- [What is being asked]:
Copy the data that follows exactly. Include no pictures.

━━━━

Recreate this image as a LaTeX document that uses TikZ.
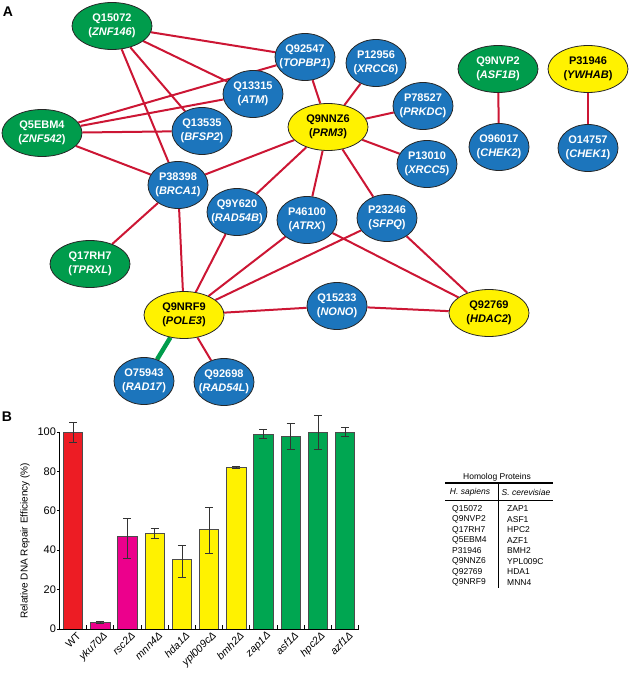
\documentclass[tikz,border=0pt]{standalone}
\usepackage{fontspec}
\setmainfont{Liberation Sans}
\usetikzlibrary{shapes.geometric}
\usetikzlibrary{backgrounds}
\definecolor{protblue}{RGB}{28,117,188}
\definecolor{protgreen}{RGB}{0,156,76}
\definecolor{protyellow}{RGB}{255,242,0}
\definecolor{linkred}{RGB}{204,22,52}
\definecolor{barred}{RGB}{237,28,36}
\definecolor{barmag}{RGB}{236,0,140}
\definecolor{baryel}{RGB}{255,242,0}
\definecolor{bargrn}{RGB}{0,166,81}
\tikzstyle{prot}=[ellipse,draw=black!85,line width=0.8pt,inner xsep=-6pt,inner ysep=-4pt,align=center,font=\fontsize{11}{14}\selectfont\bfseries,minimum width=60pt,minimum height=47pt]
\tikzstyle{blu}=[prot,fill=protblue,text=white]
\tikzstyle{grn}=[prot,fill=protgreen,text=white,minimum width=80pt]
\tikzstyle{yel}=[prot,fill=protyellow,text=black,minimum width=80pt]
\tikzstyle{lnk}=[draw=linkred,line width=2pt]
\tikzstyle{tbl}=[inner sep=0pt,font=\fontsize{8.5}{10}\selectfont]

\begin{document}
\begin{tikzpicture}[x=1pt,y=-1pt]
	\useasboundingbox (0,0) rectangle (630,674);
	\node[font=\fontsize{14}{14}\selectfont\bfseries] (pa) at (8,12) {A};
	\node[font=\fontsize{14}{14}\selectfont\bfseries] (pb) at (7,417) {B};
	% network
	\foreach \nm/\gene/\st/\x/\y in {Q15072/ZNF146/grn/112/26, Q5EBM4/ZNF542/grn/42/133,
		Q13315/ATM/blu/253/94, Q13535/BFSP2/blu/202/131, P38398/BRCA1/blu/178/185,
		Q92547/TOPBP1/blu/305/57, P12956/XRCC6/blu/376/63, P78527/PRKDC/blu/423/106,
		Q9NNZ6/PRM3/yel/328/127, P13010/XRCC5/blu/427/164, Q9NVP2/ASF1B/grn/498/69,
		P31946/YWHAB/yel/588/69, O96017/CHEK2/blu/499/147, O14757/CHEK1/blu/588/148,
		Q9Y620/RAD54B/blu/237/212, P46100/ATRX/blu/307/220, P23246/SFPQ/blu/387/218,
		Q17RH7/TPRXL/grn/90/264, Q9NRF9/POLE3/yel/184/315, Q15233/NONO/blu/337/306,
		Q92769/HDAC2/yel/489/313, O75943/RAD17/blu/144/381, Q92698/RAD54L/blu/224/382}
	{
		\node[\st] at (\x,\y)(\nm){\nm\\(\textit{\gene})};
	}
	\begin{scope}[on background layer]
		\foreach \a/\b in {Q15072/Q92547, Q15072/Q13315, Q15072/Q13535, Q15072/P38398,
			Q5EBM4/Q92547, Q5EBM4/Q13315, Q5EBM4/Q13535, Q5EBM4/P38398,
			Q9NNZ6/Q92547, Q9NNZ6/P12956, Q9NNZ6/P78527, Q9NNZ6/P13010,
			Q9NNZ6/P38398, Q9NNZ6/Q9Y620, Q9NNZ6/P46100, Q9NNZ6/P23246,
			P38398/Q17RH7, Q9NRF9/P38398, Q9NRF9/Q9Y620, Q9NRF9/P46100,
			Q9NRF9/P23246, Q9NRF9/Q15233, Q9NRF9/Q92698, Q92769/Q15233,
			Q92769/P46100, Q92769/P23246, Q9NVP2/O96017, P31946/O14757}
		{
			\draw[lnk] (\a) -- (\b);
		}
		\draw[draw=protgreen,line width=4.5pt] (Q9NRF9) -- (O75943);
	\end{scope}
	% bar chart
	\node[rotate=90,font=\fontsize{10}{12}\selectfont] (ylab) at (25,541) {Relative DNA Repair Efficiency (\%)};
	\begin{scope}[shift={(73,629)},x=27.2pt,y=1.97pt]
		\foreach \i/\v/\lo/\hi/\c/\lab in {0/100/95/105/barred/\textup{WT}, 1/3.5/3/4/barmag/yku70Δ,
			2/47/35.7/56.3/barmag/rsc2Δ, 3/48.7/46.2/51.3/baryel/mnn4Δ, 4/35.2/26.2/42.6/baryel/hda1Δ,
			5/50.4/38.2/61.6/baryel/ypl009cΔ, 6/82.1/81.7/82.5/baryel/bmh2Δ, 7/99/97/101.5/bargrn/zap1Δ,
			8/97.6/91.2/104.6/bargrn/asf1Δ, 9/100/91.2/108.6/bargrn/hpc2Δ, 10/100/98/102.2/bargrn/azf1Δ}
		{
			\draw[fill=\c,draw=black!70,line width=0.6pt] (\i-0.36,0) rectangle (\i+0.36,\v);
			\draw[black!80,line width=0.6pt] (\i,\lo) -- (\i,\hi);
			\draw[black!80,line width=0.6pt] (\i,\lo) ++(-4pt,0pt) -- ++(8pt,0pt);
			\draw[black!80,line width=0.6pt] (\i,\hi) ++(-4pt,0pt) -- ++(8pt,0pt);
			\node[xshift=6pt,yshift=-5pt,rotate=45,anchor=east,inner sep=0pt,font=\fontsize{10.5}{12}\selectfont\itshape] (xl\i) at (\i,0) {\lab};
		}
		\draw[line width=1pt] (-0.478,100) -- (-0.478,0) -- (10.5,0);
		\foreach \i in {0,...,10}
		{
			\draw[line width=1pt] (\i+0.5,0) -- ++(0pt,4pt);
		}
		\foreach \t in {0,20,...,100}
		{
			\draw[line width=1pt] (-0.478,\t) -- ++(-3pt,0pt);
			\node[anchor=east,inner sep=0pt,font=\fontsize{11}{12}\selectfont] (yt\t) at (-0.62,\t) {\t};
		}
	\end{scope}
	% homolog table
	\node[tbl] (hdr) at (497,477) {Homolog Proteins};
	\draw[line width=2.5pt] (445,483) -- (553,483);
	\node[tbl,font=\fontsize{8.5}{10}\selectfont\itshape] (hsap) at (470,492) {H. sapiens};
	\node[tbl,font=\fontsize{8.5}{10}\selectfont\itshape] (scer) at (526,492) {S. cerevisiae};
	\draw[line width=0.8pt] (445,500) -- (553,500);
	\draw[line width=0.8pt] (498,483) -- (498,588);
	\foreach \k/\h/\s in {0/Q15072/ZAP1, 1/Q9NVP2/ASF1, 2/Q17RH7/HPC2, 3/Q5EBM4/AZF1,
		4/P31946/BMH2, 5/Q9NNZ6/YPL009C, 6/Q92769/HDA1, 7/Q9NRF9/MNN4}
	{
		\node[tbl,anchor=west] at (452,{509+10.5*\k})(hs\k){\h};
		\node[tbl,anchor=west] at (507,{509+10.5*\k})(sc\k){\s};
	}
\end{tikzpicture}
\end{document}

━━━━

- [Problem solution]:
Recreate this image as a LaTeX document that uses TikZ.
\documentclass[tikz,border=0pt]{standalone}
\usepackage{fontspec}
\setmainfont{Liberation Sans}
\usetikzlibrary{shapes.geometric}
\usetikzlibrary{backgrounds}
\definecolor{protblue}{RGB}{28,117,188}
\definecolor{protgreen}{RGB}{0,156,76}
\definecolor{protyellow}{RGB}{255,242,0}
\definecolor{linkred}{RGB}{204,22,52}
\definecolor{barred}{RGB}{237,28,36}
\definecolor{barmag}{RGB}{236,0,140}
\definecolor{baryel}{RGB}{255,242,0}
\definecolor{bargrn}{RGB}{0,166,81}
\tikzstyle{prot}=[ellipse,draw=black!85,line width=0.8pt,inner xsep=-6pt,inner ysep=-4pt,align=center,font=\fontsize{11}{14}\selectfont\bfseries,minimum width=60pt,minimum height=47pt]
\tikzstyle{blu}=[prot,fill=protblue,text=white]
\tikzstyle{grn}=[prot,fill=protgreen,text=white,minimum width=80pt]
\tikzstyle{yel}=[prot,fill=protyellow,text=black,minimum width=80pt]
\tikzstyle{lnk}=[draw=linkred,line width=2pt]
\tikzstyle{tbl}=[inner sep=0pt,font=\fontsize{8.5}{10}\selectfont]

\begin{document}
\begin{tikzpicture}[x=1pt,y=-1pt]
	\useasboundingbox (0,0) rectangle (630,674);
	\node[font=\fontsize{14}{14}\selectfont\bfseries] (pa) at (8,12) {A};
	\node[font=\fontsize{14}{14}\selectfont\bfseries] (pb) at (7,417) {B};
	% network
	\foreach \nm/\gene/\st/\x/\y in {Q15072/ZNF146/grn/112/26, Q5EBM4/ZNF542/grn/42/133,
		Q13315/ATM/blu/253/94, Q13535/BFSP2/blu/202/131, P38398/BRCA1/blu/178/185,
		Q92547/TOPBP1/blu/305/57, P12956/XRCC6/blu/376/63, P78527/PRKDC/blu/423/106,
		Q9NNZ6/PRM3/yel/328/127, P13010/XRCC5/blu/427/164, Q9NVP2/ASF1B/grn/498/69,
		P31946/YWHAB/yel/588/69, O96017/CHEK2/blu/499/147, O14757/CHEK1/blu/588/148,
		Q9Y620/RAD54B/blu/237/212, P46100/ATRX/blu/307/220, P23246/SFPQ/blu/387/218,
		Q17RH7/TPRXL/grn/90/264, Q9NRF9/POLE3/yel/184/315, Q15233/NONO/blu/337/306,
		Q92769/HDAC2/yel/489/313, O75943/RAD17/blu/144/381, Q92698/RAD54L/blu/224/382}
	{
		\node[\st] at (\x,\y)(\nm){\nm\\(\textit{\gene})};
	}
	\begin{scope}[on background layer]
		\foreach \a/\b in {Q15072/Q92547, Q15072/Q13315, Q15072/Q13535, Q15072/P38398,
			Q5EBM4/Q92547, Q5EBM4/Q13315, Q5EBM4/Q13535, Q5EBM4/P38398,
			Q9NNZ6/Q92547, Q9NNZ6/P12956, Q9NNZ6/P78527, Q9NNZ6/P13010,
			Q9NNZ6/P38398, Q9NNZ6/Q9Y620, Q9NNZ6/P46100, Q9NNZ6/P23246,
			P38398/Q17RH7, Q9NRF9/P38398, Q9NRF9/Q9Y620, Q9NRF9/P46100,
			Q9NRF9/P23246, Q9NRF9/Q15233, Q9NRF9/Q92698, Q92769/Q15233,
			Q92769/P46100, Q92769/P23246, Q9NVP2/O96017, P31946/O14757}
		{
			\draw[lnk] (\a) -- (\b);
		}
		\draw[draw=protgreen,line width=4.5pt] (Q9NRF9) -- (O75943);
	\end{scope}
	% bar chart
	\node[rotate=90,font=\fontsize{10}{12}\selectfont] (ylab) at (25,541) {Relative DNA Repair Efficiency (\%)};
	\begin{scope}[shift={(73,629)},x=27.2pt,y=1.97pt]
		\foreach \i/\v/\lo/\hi/\c/\lab in {0/100/95/105/barred/\textup{WT}, 1/3.5/3/4/barmag/yku70Δ,
			2/47/35.7/56.3/barmag/rsc2Δ, 3/48.7/46.2/51.3/baryel/mnn4Δ, 4/35.2/26.2/42.6/baryel/hda1Δ,
			5/50.4/38.2/61.6/baryel/ypl009cΔ, 6/82.1/81.7/82.5/baryel/bmh2Δ, 7/99/97/101.5/bargrn/zap1Δ,
			8/97.6/91.2/104.6/bargrn/asf1Δ, 9/100/91.2/108.6/bargrn/hpc2Δ, 10/100/98/102.2/bargrn/azf1Δ}
		{
			\draw[fill=\c,draw=black!70,line width=0.6pt] (\i-0.36,0) rectangle (\i+0.36,\v);
			\draw[black!80,line width=0.6pt] (\i,\lo) -- (\i,\hi);
			\draw[black!80,line width=0.6pt] (\i,\lo) ++(-4pt,0pt) -- ++(8pt,0pt);
			\draw[black!80,line width=0.6pt] (\i,\hi) ++(-4pt,0pt) -- ++(8pt,0pt);
			\node[xshift=6pt,yshift=-5pt,rotate=45,anchor=east,inner sep=0pt,font=\fontsize{10.5}{12}\selectfont\itshape] (xl\i) at (\i,0) {\lab};
		}
		\draw[line width=1pt] (-0.478,100) -- (-0.478,0) -- (10.5,0);
		\foreach \i in {0,...,10}
		{
			\draw[line width=1pt] (\i+0.5,0) -- ++(0pt,4pt);
		}
		\foreach \t in {0,20,...,100}
		{
			\draw[line width=1pt] (-0.478,\t) -- ++(-3pt,0pt);
			\node[anchor=east,inner sep=0pt,font=\fontsize{11}{12}\selectfont] (yt\t) at (-0.62,\t) {\t};
		}
	\end{scope}
	% homolog table
	\node[tbl] (hdr) at (497,477) {Homolog Proteins};
	\draw[line width=2.5pt] (445,483) -- (553,483);
	\node[tbl,font=\fontsize{8.5}{10}\selectfont\itshape] (hsap) at (470,492) {H. sapiens};
	\node[tbl,font=\fontsize{8.5}{10}\selectfont\itshape] (scer) at (526,492) {S. cerevisiae};
	\draw[line width=0.8pt] (445,500) -- (553,500);
	\draw[line width=0.8pt] (498,483) -- (498,588);
	\foreach \k/\h/\s in {0/Q15072/ZAP1, 1/Q9NVP2/ASF1, 2/Q17RH7/HPC2, 3/Q5EBM4/AZF1,
		4/P31946/BMH2, 5/Q9NNZ6/YPL009C, 6/Q92769/HDA1, 7/Q9NRF9/MNN4}
	{
		\node[tbl,anchor=west] at (452,{509+10.5*\k})(hs\k){\h};
		\node[tbl,anchor=west] at (507,{509+10.5*\k})(sc\k){\s};
	}
\end{tikzpicture}
\end{document}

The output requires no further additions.